I found myself in the same boat not too long ago.
The first set of chickens my husband and I acquired were six months old and already laying when we got them. We never had to deal with raising them from babies, and I wasn’t sure what I needed. When we decided to beef up our flock with more laying hens, meat chickens, and even a hand full of baby turkeys, we had to figure out what supplies we needed to bring them home.
Fortunately, it’s not as much as you might think! Here are the top supplies to bring home baby chicks.
Top Supplies for Baby Chicks
The first thing you need to bring home baby chicks is something for them to live in. We used a brooder box made of plywood that we already had on hand. Other options are a stock tank (like this.) Some people prefer to use cardboard boxes or Rubbermaid totes, but since you’ll also need heat lamps, I advise against those because of the fire hazards.
Your brooder box needs to be big enough to house your baby chicks for 6-8 weeks comfortably, and the sides need to be tall enough to keep flying birds from hopping out.
(When our baby chicks hit four weeks, we transferred them to a chicken coop where access to the outside has been blocked off so that they’d have more room to spread out, and we could use our brooder box for our turkeys.)

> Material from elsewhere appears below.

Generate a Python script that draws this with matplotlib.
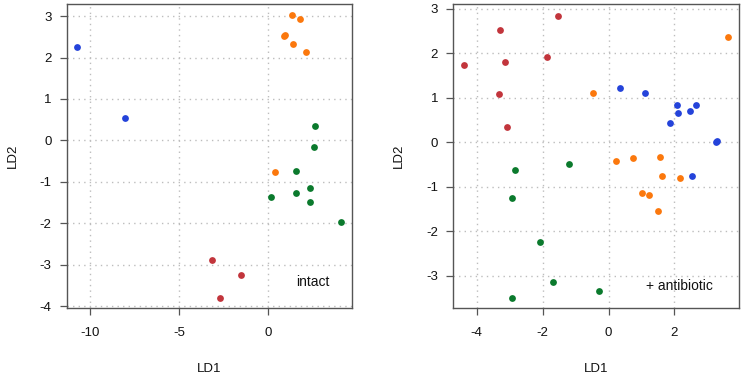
import matplotlib
matplotlib.use("Agg")
import matplotlib.pyplot as plt

plt.rcParams['font.family'] = ['Liberation Sans', 'DejaVu Sans']

# ---- left panel: intact ----
intact_blue_x = [-10.73, -8.02]
intact_blue_y = [2.26, 0.53]
intact_orange_x = [1.33, 1.76, 0.95, 0.86, 1.40, 2.13, 0.39]
intact_orange_y = [3.02, 2.94, 2.55, 2.51, 2.32, 2.13, -0.77]
intact_green_x = [2.60, 2.56, 1.57, 2.35, 1.53, 0.15, 2.35, 4.06]
intact_green_y = [0.35, -0.16, -0.73, -1.14, -1.26, -1.36, -1.49, -1.96]
intact_red_x = [-3.17, -1.51, -2.69]
intact_red_y = [-2.88, -3.24, -3.79]

# ---- right panel: + antibiotic ----
abx_red_x = [-4.38, -3.29, -1.52, -3.13, -1.88, -3.31, -3.07]
abx_red_y = [1.75, 2.52, 2.84, 1.80, 1.93, 1.08, 0.35]
abx_orange_x = [-0.46, 3.62, 0.24, 0.75, 1.56, 1.62, 2.16, 1.03, 1.24, 1.50]
abx_orange_y = [1.11, 2.36, -0.41, -0.34, -0.32, -0.76, -0.81, -1.14, -1.18, -1.54]
abx_blue_x = [0.36, 1.11, 2.09, 2.10, 2.46, 2.66, 1.87, 3.25, 3.29, 2.52]
abx_blue_y = [1.22, 1.12, 0.83, 0.67, 0.70, 0.85, 0.44, 0.01, 0.04, -0.75]
abx_green_x = [-2.85, -1.20, -2.94, -2.09, -1.68, -0.29, -2.92]
abx_green_y = [-0.62, -0.48, -1.25, -2.23, -3.13, -3.34, -3.49]

left_xticks = [-10, -5, 0]
left_yticks = [-4, -3, -2, -1, 0, 1, 2, 3]
right_xticks = [-4, -2, 0, 2]
right_yticks = [-3, -2, -1, 0, 1, 2, 3]

BLUE = '#2443da'
ORANGE = '#fb780d'
GREEN = '#0b7a2d'
RED = '#c2353c'

fig = plt.figure(figsize=(7.43, 3.75), dpi=100)
ax1 = fig.add_axes([67/743, 1-308/375, 285/743, 304/375])
ax2 = fig.add_axes([453.3/743, 1-308/375, 285.4/743, 304/375])

FS = 9.5


def style(ax, xticks, yticks, xlim, ylim):
    ax.set_xlim(*xlim)
    ax.set_ylim(*ylim)
    ax.set_xticks(xticks)
    ax.set_yticks(yticks)
    ax.set_xticklabels([str(t) for t in xticks])
    ax.set_yticklabels([str(t) for t in yticks])
    for t in xticks:
        ax.axvline(t, color='#bdbdbd', lw=1.0, ls=(0, (1, 3)), zorder=0)
    for t in yticks:
        ax.axhline(t, color='#bdbdbd', lw=1.0, ls=(0, (1, 3)), zorder=0)
    for s in ax.spines.values():
        s.set_color('#555555')
        s.set_linewidth(1.0)
    ax.tick_params(axis='both', direction='out', length=5, width=0.9,
                   color='#555555', labelsize=FS, labelcolor='#111111')
    ax.tick_params(axis='x', pad=9)
    ax.tick_params(axis='y', pad=6)
    ax.set_xlabel('LD1', fontsize=FS, labelpad=17, color='#111111')
    ax.set_ylabel('LD2', fontsize=FS, labelpad=15, color='#111111')


ms = 24
ax1.scatter(intact_blue_x, intact_blue_y, s=ms, color=BLUE, lw=0, zorder=3)
ax1.scatter(intact_orange_x, intact_orange_y, s=ms, color=ORANGE, lw=0, zorder=3)
ax1.scatter(intact_green_x, intact_green_y, s=ms, color=GREEN, lw=0, zorder=3)
ax1.scatter(intact_red_x, intact_red_y, s=ms, color=RED, lw=0, zorder=3)
style(ax1, left_xticks, left_yticks, (-11.29, 4.69), (-4.04, 3.29))
ax1.text(2.49, -3.42, 'intact', fontsize=10, ha='center', va='center', color='#111111')

ax2.scatter(abx_red_x, abx_red_y, s=ms, color=RED, lw=0, zorder=3)
ax2.scatter(abx_orange_x, abx_orange_y, s=ms, color=ORANGE, lw=0, zorder=3)
ax2.scatter(abx_blue_x, abx_blue_y, s=ms, color=BLUE, lw=0, zorder=3)
ax2.scatter(abx_green_x, abx_green_y, s=ms, color=GREEN, lw=0, zorder=3)
style(ax2, right_xticks, right_yticks, (-4.71, 3.95), (-3.72, 3.11))
ax2.text(2.15, -3.22, '+ antibiotic', fontsize=10, ha='center', va='center', color='#111111')

fig.savefig('out.png', dpi=100)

In the pic below, you can see that we had to add scrap material to our brooder box to make the sides taller once our baby chicks started trying to fly out. (Turkeys pictured in the box.)
The next thing you’ll need is heat lamps and a thermometer. It’s recommended to keep your brooder box at 95 degrees for the first two weeks of your chicks? Life and to lower by five degrees per week after that. The heat lamp you purchase will tell you how big of a space it can heat.
The other supplies you’ll need are waterers and feeders (my husband prefers the large ones, but since I clean them out so often, I prefer the small ones like these), starter feed, which can be medicated non-medicated, and bedding, like pine chips or straw.
Wrapping it Up
Here’s an easy checklist with links to Amazon products so you can see what I’m referencing:
- Brooder Box
- Heat Lamps and Light Bulb
- Baby Chick Starter Feed
- Chicken Waterers & Feeders
Once you get these few things, you’ll be ready to bring home your baby chicks!